#### SET PROBLEM:
Make an exact copy of the data below, leaving out every picture.

#### DATASET CONTENT:
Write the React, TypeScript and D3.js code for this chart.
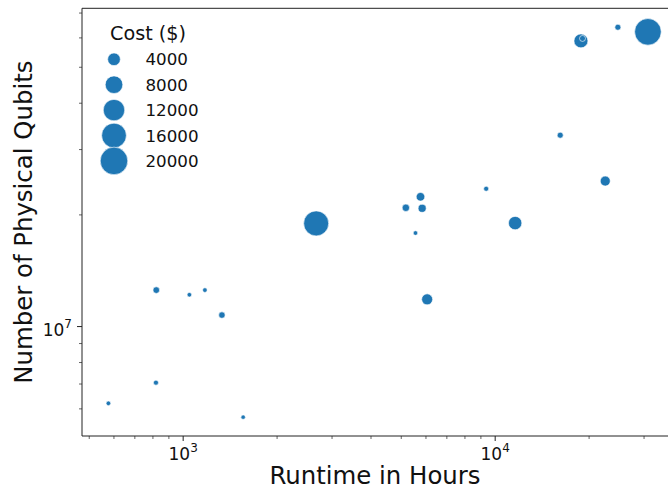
import React from "react";
import * as d3 from "d3";

// Runtime (hours), physical qubits and cost ($) for each estimate
const runtimeHours = [576, 818, 820, 1047, 1174, 1331, 1557, 2669, 5763, 5173, 5834, 5554, 9357, 11590, 6053, 16160, 22530, 18830, 19050, 24730, 30870];
const physicalQubits = [6.21e6, 7.06e6, 1.254e7, 1.218e7, 1.254e7, 1.074e7, 5.7e6, 1.897e7, 2.238e7, 2.09e7, 2.083e7, 1.787e7, 2.352e7, 1.901e7, 1.184e7, 3.28e7, 2.467e7, 5.89e7, 5.98e7, 6.41e7, 6.23e7];
const costDollars = [300, 400, 900, 300, 300, 850, 250, 16400, 1700, 1200, 1450, 300, 400, 4500, 2950, 700, 2400, 4950, 700, 700, 18600];

const legendCosts = [4000, 8000, 12000, 16000, 20000];
const xMajorTicks = [1000, 10000];
const xMinorTicks = [500, 600, 700, 800, 900, 2000, 3000, 4000, 5000, 6000, 7000, 8000, 9000, 20000, 30000];
const yMajorTicks = [1e7];
const yMinorTicks = [6e6, 7e6, 8e6, 9e6, 2e7, 3e7, 4e7, 5e7, 6e7, 7e7];

const W = 668;
const H = 489;
const plot = { left: 82, right: 668, top: 8.3, bottom: 436 };
const COLOR = "#1f77b4";
const FONT = "DejaVu Sans, Liberation Sans, sans-serif";
const INK = "#222";

export default function App() {
  const x = d3.scaleLog().domain([474, 35800]).range([plot.left, plot.right]);
  const y = d3.scaleLog().domain([5.07e6, 7.21e7]).range([plot.bottom, plot.top]);
  const area = d3.scaleLinear().domain([0, 20000]).range([2.5, 190]);
  const r = (c: number) => Math.sqrt(area(c));

  const exp = (v: number) => Math.round(Math.log10(v));

  return (
    <svg width={W} height={H} style={{ position: "absolute", left: 0, top: 0 }} fontFamily={FONT}>
      <rect width={W} height={H} fill="white" />

      {/* points */}
      <g>
        {runtimeHours.map((h, i) => (
          <circle
            key={i}
            cx={x(h)}
            cy={y(physicalQubits[i])}
            r={r(costDollars[i])}
            fill={COLOR}
            stroke="white"
            strokeWidth={0.6}
          />
        ))}
      </g>

      {/* spines */}
      <g stroke={INK} strokeWidth={1} fill="none">
        <line x1={plot.left} x2={plot.left} y1={plot.top} y2={plot.bottom} />
        <line x1={plot.left} x2={plot.right} y1={plot.bottom} y2={plot.bottom} />
        <line x1={plot.left} x2={plot.right} y1={plot.top} y2={plot.top} />
      </g>

      {/* x ticks */}
      <g stroke={INK}>
        {xMinorTicks.map((t) => (
          <line key={t} x1={x(t)} x2={x(t)} y1={plot.bottom} y2={plot.bottom + 3} strokeWidth={0.7} />
        ))}
        {xMajorTicks.map((t) => (
          <line key={t} x1={x(t)} x2={x(t)} y1={plot.bottom} y2={plot.bottom + 5} strokeWidth={1} />
        ))}
      </g>
      <g fill="#111">
        {xMajorTicks.map((t) => (
          <text key={t} x={x(t)} y={460} textAnchor="middle" fontSize={17}>
            10
            <tspan fontSize={12} dy={-8}>{exp(t)}</tspan>
          </text>
        ))}
      </g>

      {/* y ticks */}
      <g stroke={INK}>
        {yMinorTicks.map((t) => (
          <line key={t} x1={plot.left - 3} x2={plot.left} y1={y(t)} y2={y(t)} strokeWidth={0.7} />
        ))}
        {yMajorTicks.map((t) => (
          <line key={t} x1={plot.left - 5} x2={plot.left} y1={y(t)} y2={y(t)} strokeWidth={1} />
        ))}
      </g>
      <g fill="#111">
        {yMajorTicks.map((t) => (
          <text key={t} x={72} y={y(t) + 9} textAnchor="end" fontSize={17}>
            10
            <tspan fontSize={12} dy={-8}>{exp(t)}</tspan>
          </text>
        ))}
      </g>

      {/* axis labels */}
      <text x={(plot.left + plot.right) / 2} y={484} textAnchor="middle" fontSize={24.4} fill="#111">
        Runtime in Hours
      </text>
      <text
        transform={`translate(32, ${(plot.top + plot.bottom) / 2}) rotate(-90)`}
        textAnchor="middle"
        fontSize={24.4}
        fill="#111"
      >
        Number of Physical Qubits
      </text>

      {/* size legend */}
      <g>
        <text x={110} y={39.5} fontSize={19.2} fill="#111">
          Cost ($)
        </text>
        {legendCosts.map((c, i) => {
          const cy = 59.3 + i * 25.4;
          return (
            <g key={c}>
              <circle cx={114} cy={cy} r={r(c)} fill={COLOR} stroke="white" strokeWidth={0.6} />
              <text x={145.5} y={cy + 6} fontSize={16.7} fill="#111">
                {c}
              </text>
            </g>
          );
        })}
      </g>
    </svg>
  );
}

#### TASK RESULT:
Write the React, TypeScript and D3.js code for this chart.
import React from "react";
import * as d3 from "d3";

// Runtime (hours), physical qubits and cost ($) for each estimate
const runtimeHours = [576, 818, 820, 1047, 1174, 1331, 1557, 2669, 5763, 5173, 5834, 5554, 9357, 11590, 6053, 16160, 22530, 18830, 19050, 24730, 30870];
const physicalQubits = [6.21e6, 7.06e6, 1.254e7, 1.218e7, 1.254e7, 1.074e7, 5.7e6, 1.897e7, 2.238e7, 2.09e7, 2.083e7, 1.787e7, 2.352e7, 1.901e7, 1.184e7, 3.28e7, 2.467e7, 5.89e7, 5.98e7, 6.41e7, 6.23e7];
const costDollars = [300, 400, 900, 300, 300, 850, 250, 16400, 1700, 1200, 1450, 300, 400, 4500, 2950, 700, 2400, 4950, 700, 700, 18600];

const legendCosts = [4000, 8000, 12000, 16000, 20000];
const xMajorTicks = [1000, 10000];
const xMinorTicks = [500, 600, 700, 800, 900, 2000, 3000, 4000, 5000, 6000, 7000, 8000, 9000, 20000, 30000];
const yMajorTicks = [1e7];
const yMinorTicks = [6e6, 7e6, 8e6, 9e6, 2e7, 3e7, 4e7, 5e7, 6e7, 7e7];

const W = 668;
const H = 489;
const plot = { left: 82, right: 668, top: 8.3, bottom: 436 };
const COLOR = "#1f77b4";
const FONT = "DejaVu Sans, Liberation Sans, sans-serif";
const INK = "#222";

export default function App() {
  const x = d3.scaleLog().domain([474, 35800]).range([plot.left, plot.right]);
  const y = d3.scaleLog().domain([5.07e6, 7.21e7]).range([plot.bottom, plot.top]);
  const area = d3.scaleLinear().domain([0, 20000]).range([2.5, 190]);
  const r = (c: number) => Math.sqrt(area(c));

  const exp = (v: number) => Math.round(Math.log10(v));

  return (
    <svg width={W} height={H} style={{ position: "absolute", left: 0, top: 0 }} fontFamily={FONT}>
      <rect width={W} height={H} fill="white" />

      {/* points */}
      <g>
        {runtimeHours.map((h, i) => (
          <circle
            key={i}
            cx={x(h)}
            cy={y(physicalQubits[i])}
            r={r(costDollars[i])}
            fill={COLOR}
            stroke="white"
            strokeWidth={0.6}
          />
        ))}
      </g>

      {/* spines */}
      <g stroke={INK} strokeWidth={1} fill="none">
        <line x1={plot.left} x2={plot.left} y1={plot.top} y2={plot.bottom} />
        <line x1={plot.left} x2={plot.right} y1={plot.bottom} y2={plot.bottom} />
        <line x1={plot.left} x2={plot.right} y1={plot.top} y2={plot.top} />
      </g>

      {/* x ticks */}
      <g stroke={INK}>
        {xMinorTicks.map((t) => (
          <line key={t} x1={x(t)} x2={x(t)} y1={plot.bottom} y2={plot.bottom + 3} strokeWidth={0.7} />
        ))}
        {xMajorTicks.map((t) => (
          <line key={t} x1={x(t)} x2={x(t)} y1={plot.bottom} y2={plot.bottom + 5} strokeWidth={1} />
        ))}
      </g>
      <g fill="#111">
        {xMajorTicks.map((t) => (
          <text key={t} x={x(t)} y={460} textAnchor="middle" fontSize={17}>
            10
            <tspan fontSize={12} dy={-8}>{exp(t)}</tspan>
          </text>
        ))}
      </g>

      {/* y ticks */}
      <g stroke={INK}>
        {yMinorTicks.map((t) => (
          <line key={t} x1={plot.left - 3} x2={plot.left} y1={y(t)} y2={y(t)} strokeWidth={0.7} />
        ))}
        {yMajorTicks.map((t) => (
          <line key={t} x1={plot.left - 5} x2={plot.left} y1={y(t)} y2={y(t)} strokeWidth={1} />
        ))}
      </g>
      <g fill="#111">
        {yMajorTicks.map((t) => (
          <text key={t} x={72} y={y(t) + 9} textAnchor="end" fontSize={17}>
            10
            <tspan fontSize={12} dy={-8}>{exp(t)}</tspan>
          </text>
        ))}
      </g>

      {/* axis labels */}
      <text x={(plot.left + plot.right) / 2} y={484} textAnchor="middle" fontSize={24.4} fill="#111">
        Runtime in Hours
      </text>
      <text
        transform={`translate(32, ${(plot.top + plot.bottom) / 2}) rotate(-90)`}
        textAnchor="middle"
        fontSize={24.4}
        fill="#111"
      >
        Number of Physical Qubits
      </text>

      {/* size legend */}
      <g>
        <text x={110} y={39.5} fontSize={19.2} fill="#111">
          Cost ($)
        </text>
        {legendCosts.map((c, i) => {
          const cy = 59.3 + i * 25.4;
          return (
            <g key={c}>
              <circle cx={114} cy={cy} r={r(c)} fill={COLOR} stroke="white" strokeWidth={0.6} />
              <text x={145.5} y={cy + 6} fontSize={16.7} fill="#111">
                {c}
              </text>
            </g>
          );
        })}
      </g>
    </svg>
  );
}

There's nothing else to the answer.